- Donald Trump rozmawiał z Wołodymyrem Zełenskim po szczycie z Władimirem Putinem na Alasce.
- Rozmowa miała na celu przekazanie Ukrainie informacji ze spotkania, które jednak nie przyniosło przełomu w sprawie wojny.
- Prezydent USA rozmawiał również z liderami NATO, w tym z prezydentem Polski Karolem Nawrockim.
- Jakie są dalsze implikacje spotkania Trump-Putin i dlaczego wywołało ono kontrowersje?
Rozmowa telefoniczna Trumpa i Zełenskiego. Teraz czas na przywódców NATO
Donald Trump rozmawiał z Wołodymyrem Zełenskim w czasie powrotu ze spotkania z Władimirem Putinem na Alasce. Prezydent Stanów Zjednoczonych miał przekazać prezydentowi Ukrainy najświeższe informacje ze szczytu, choć tuż po jego zakończeniu ani on, ani prezydent Rosji nie przekazali żadnych konkretów w kwestii pomysłów na zakończenie wojny na Ukrainie.
Z kolei w rozmowie telefonicznej Trumpa z przywódcami NATO wzięły udział następujące osoby:
- przewodnicząca Komisji Europejskiej Ursula von der Leyen,
- prezydent Francji Emmanuel Macron,
- kanclerz Niemiec Olaf Merz,
- prezydent Finlandii Alexander Stubb,
- premier Wielkiej Brytanii Keir Starmer,
- sekretarz generalny NATO Mark Rutte,
- sekretarz stanu USA Marco Rubio,
- specjalny przedstawiciel USA Steve Witkoff,
- i prezydent Polski Karol Nawrocki;
poinformował publiczny ukraiński nadawca Suspilne, który cytuje Wirtualna Polska.

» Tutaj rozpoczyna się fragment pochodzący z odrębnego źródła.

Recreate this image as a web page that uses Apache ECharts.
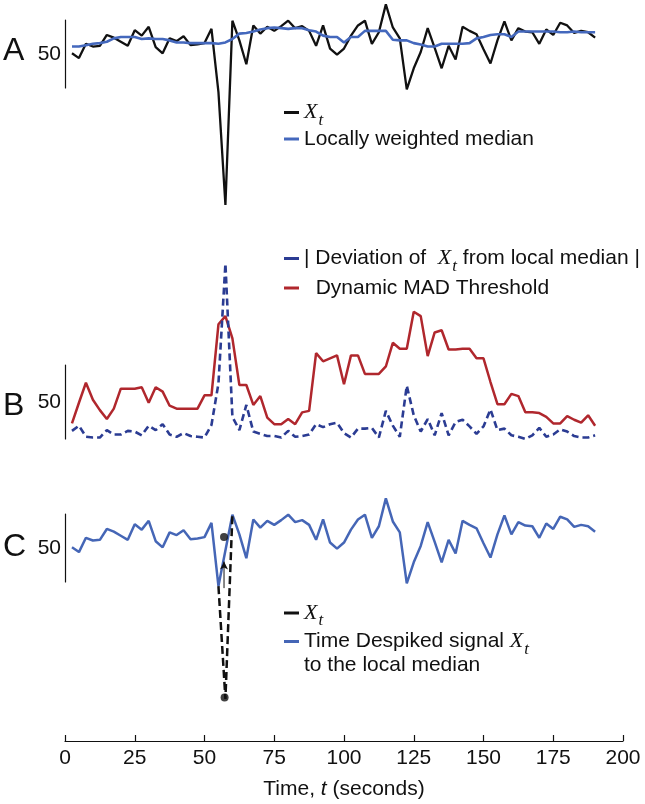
<!DOCTYPE html>
<html>
<head>
<meta charset="utf-8">
<script src="https://cdn.jsdelivr.net/npm/echarts@6/dist/echarts.min.js"></script>
<style>html,body{margin:0;padding:0;background:#fff}#c{width:645px;height:804px}</style>
</head>
<body>
<div id="c"></div>
<script>
// ---- data ----
const times = [2.5,5,7.5,10,12.5,15,17.5,20,22.5,25,27.5,30,32.5,35,37.5,40,42.5,45,47.5,50,
  52.5,55,57.5,60,62.5,65,67.5,70,72.5,75,77.5,80,82.5,85,87.5,90,92.5,95,97.5,100,
  102.5,105,107.5,110,112.5,115,117.5,120,122.5,125,127.5,130,132.5,135,137.5,140,142.5,145,147.5,150,
  152.5,155,157.5,160,162.5,165,167.5,170,172.5,175,177.5,180,182.5,185,187.5,190];

const rawSignal = [51,44,65,61,62,78,74,68,62,85,77,90,60,51,73,69,76,63,64,66,
  87,-6,-172,99,70,35,92,80,90,84,91,99,88,91,84,62,92,58,49,58,
  77,92,99,65,82,123,89,73,-2,29,53,88,59,29,62,42,90,84,79,57,
  36,70,98,70,88,83,82,65,86,78,96,92,81,84,82,74];

const localMedian = [61,61,63,65,66,68,73,75,75,75,72,73,72,72,70,67,67,66,66,66,
  66,65,67,72,80,81,83,86,88,89,88,87,88,88,85,83,77,75,75,67,
  75,75,84,84,84,84,71,70,70,66,64,61,61,65,65,65,65,66,73,75,
  78,79,79,75,83,83,83,83,83,83,82,82,83,82,82,82];

const deviation = [11,18,3,2,2,12,6,6,11,10,5,18,12,20,6,3,8,4,3,2,
  19,75,237,30,12,46,10,7,4,4,2,11,3,4,6,20,16,20,22,8,
  2,14,14,15,2,38,18,3,72,32,10,27,5,35,5,23,26,17,7,17,
  40,12,14,5,3,0,5,15,3,6,13,10,4,2,2,5];

const madThreshold = [21,49,76,53,39,27,41,68,68,68,70,49,70,64,45,41,41,41,41,59,
  59,155,166,136,73,73,46,58,29,20,20,27,20,36,38,116,105,109,113,74,
  113,113,88,88,88,98,130,122,122,172,166,112,144,147,121,121,122,122,109,109,
  77,47,47,61,58,36,36,35,30,21,21,31,26,22,32,18];

const despiked = [51,44,65,61,62,78,74,68,62,85,77,90,60,51,73,69,76,63,64,66,
  87,-6,null,99,70,35,92,80,90,84,91,99,88,91,84,62,92,58,49,58,
  77,92,99,65,82,123,89,73,-2,29,53,88,59,29,62,42,90,84,79,57,
  36,70,98,70,88,83,82,65,86,78,96,92,81,84,82,74];

const spikeTimes = [55, 57.5, 60];
const spikeValues = [-6, -172, 99];
const dotTimes = [57, 57.2];
const dotValues = [66, -170];
const arrowTimes = [57, 57];
const arrowValues = [-9, 30];

const xTicks = [0, 200, 25]; // min, max, interval

// ---- styles ----
const SANS = 'Liberation Sans, Arial, Helvetica, sans-serif';
const SERIF = 'Liberation Serif, Times New Roman, serif';
const BLACK = '#111111';
const BLUE = '#4468bd';
const NAVY = '#2b3c93';
const RED = '#b0272d';
const BLUE_C = '#4566b6';

const pairs = (xs, ys) => xs.map((x, i) => [x, ys[i]]);

const RICH = {
  n: {fontSize: 21, fontFamily: SANS, color: BLACK},
  x: {fontSize: 22, fontFamily: SERIF, fontStyle: 'italic', color: BLACK},
  s: {fontSize: 17, fontFamily: SERIF, fontStyle: 'italic', color: BLACK, padding: [16, 0, 0, 1]}
};

function leg(name, top, label) {
  return {
    data: [name], left: 284, top: top, orient: 'horizontal', icon: 'rect',
    itemWidth: 15, itemHeight: 3, padding: 0, selectedMode: false,
    itemStyle: {borderWidth: 0},
    formatter: () => label,
    textStyle: {fontSize: 21, color: BLACK, fontFamily: SANS, rich: RICH}
  };
}

const grids = [
  {left: 65, width: 558, top: 20, height: 68, outerBoundsMode: 'none', containLabel: false},
  {left: 65, width: 558, top: 365, height: 74, outerBoundsMode: 'none', containLabel: false},
  {left: 65, width: 558, top: 514, height: 68, outerBoundsMode: 'none', containLabel: false}
];

function yAx(i) {
  return {
    gridIndex: i, type: 'value', min: 0, max: 100, interval: 50,
    axisLine: {show: true, lineStyle: {color: BLACK, width: 1.2}},
    axisTick: {show: false}, splitLine: {show: false},
    axisLabel: {formatter: v => (v === 50 ? '50' : ''), fontSize: 21, color: BLACK, fontFamily: SANS, margin: 4}
  };
}
function xAx(i, show) {
  return {
    gridIndex: i, type: 'value', min: xTicks[0], max: xTicks[1], interval: xTicks[2],
    show: show, position: 'bottom', offset: show ? 159 : 0,
    axisLine: {show: true, onZero: false, lineStyle: {color: BLACK, width: 1.2}},
    axisTick: {show: true, inside: true, length: 6, lineStyle: {color: BLACK, width: 1.2}},
    splitLine: {show: false},
    axisLabel: {fontSize: 21, color: BLACK, fontFamily: SANS, margin: 7},
    name: '{n|Time, }{i|t}{n| (seconds)}', nameLocation: 'middle', nameGap: 38,
    nameTextStyle: {rich: {
      n: {fontSize: 21, fontFamily: SANS, color: BLACK},
      i: {fontSize: 21, fontFamily: SANS, fontStyle: 'italic', color: BLACK}
    }}
  };
}

const chart = echarts.init(document.getElementById('c'), null, {renderer: 'canvas'});
chart.setOption({
  animation: false,
  backgroundColor: '#ffffff',
  grid: grids,
  xAxis: [xAx(0, false), xAx(1, false), xAx(2, true)],
  yAxis: [yAx(0), yAx(1), yAx(2)],
  legend: [
    leg('Xt', 101.5, '{x|X}{s|t}'),
    leg('Locally weighted median', 128.5, '{n|Locally weighted median}'),
    leg('Deviation', 247.5, '{n|| Deviation of  }{x|X}{s|t}{n| from local median |}'),
    leg('Dynamic MAD Threshold', 277.5, '{n|  Dynamic MAD Threshold}'),
    leg('Xt raw', 602, '{x|X}{s|t}'),
    leg('Time Despiked', 630.5, '{n|Time Despiked signal }{x|X}{s|t}')
  ],
  graphic: [
    {type: 'text', x: 3, y: 51, style: {text: 'A', fontSize: 32, fontFamily: SANS, fill: BLACK, verticalAlign: 'middle'}},
    {type: 'text', x: 3, y: 406, style: {text: 'B', fontSize: 32, fontFamily: SANS, fill: BLACK, verticalAlign: 'middle'}},
    {type: 'text', x: 3, y: 547, style: {text: 'C', fontSize: 32, fontFamily: SANS, fill: BLACK, verticalAlign: 'middle'}},
    {type: 'text', x: 304, y: 665, style: {text: 'to the local median', fontSize: 21, fontFamily: SANS, fill: BLACK, verticalAlign: 'middle'}}
  ],
  series: [
    {name: 'Xt', type: 'line', xAxisIndex: 0, yAxisIndex: 0, data: pairs(times, rawSignal),
      showSymbol: false, clip: false, z: 3,
      lineStyle: {color: BLACK, width: 2.3}, itemStyle: {color: BLACK}},
    {name: 'Locally weighted median', type: 'line', xAxisIndex: 0, yAxisIndex: 0, data: pairs(times, localMedian),
      showSymbol: false, clip: false, z: 4,
      lineStyle: {color: BLUE, width: 2.6}, itemStyle: {color: BLUE}},
    {name: 'Dynamic MAD Threshold', type: 'line', xAxisIndex: 1, yAxisIndex: 1, data: pairs(times, madThreshold),
      showSymbol: false, clip: false, z: 3,
      lineStyle: {color: RED, width: 2.5}, itemStyle: {color: RED}},
    {name: 'Deviation', type: 'line', xAxisIndex: 1, yAxisIndex: 1, data: pairs(times, deviation),
      showSymbol: false, clip: false, z: 4,
      lineStyle: {color: NAVY, width: 2.6, type: [7, 4]}, itemStyle: {color: NAVY}},
    {name: 'Time Despiked', type: 'line', xAxisIndex: 2, yAxisIndex: 2, data: pairs(times, despiked),
      showSymbol: false, clip: false, connectNulls: true, z: 3,
      lineStyle: {color: BLUE_C, width: 2.5}, itemStyle: {color: BLUE_C}},
    {name: 'Xt raw', type: 'line', xAxisIndex: 2, yAxisIndex: 2, data: pairs(spikeTimes, spikeValues),
      showSymbol: false, clip: false, z: 4,
      lineStyle: {color: BLACK, width: 2.5, type: [8, 4]}, itemStyle: {color: BLACK}},
    {name: 'arrow', type: 'line', xAxisIndex: 2, yAxisIndex: 2, clip: false, z: 5,
      showSymbol: true, showAllSymbol: true,
      data: [{value: [arrowTimes[0], arrowValues[0]], symbol: 'none'},
             {value: [arrowTimes[1], arrowValues[1]], symbol: 'arrow', symbolSize: [6, 8]}],
      lineStyle: {color: BLACK, width: 1}, itemStyle: {color: BLACK}},
    {name: 'dots', type: 'scatter', xAxisIndex: 2, yAxisIndex: 2, data: pairs(dotTimes, dotValues),
      symbolSize: 8, clip: false, z: 6, itemStyle: {color: BLACK}}
  ]
});
</script>
</body>
</html>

Według komentatorów spotkanie Trumpa z Putinem na Alasce nie przyniosło żadnego przełomu w kwestii zakończenia wojny na Ukrainie. Ludzi obserwujących wydarzenia w bazie wojskowej Elmendorf-Richardson zbulwersował ponadto sposób przyjęcia rosyjskiego dyktatora, który był witany z wszelkimi honorami, w tym przez bijącego brawo prezydenta Stanów Zjednoczonych.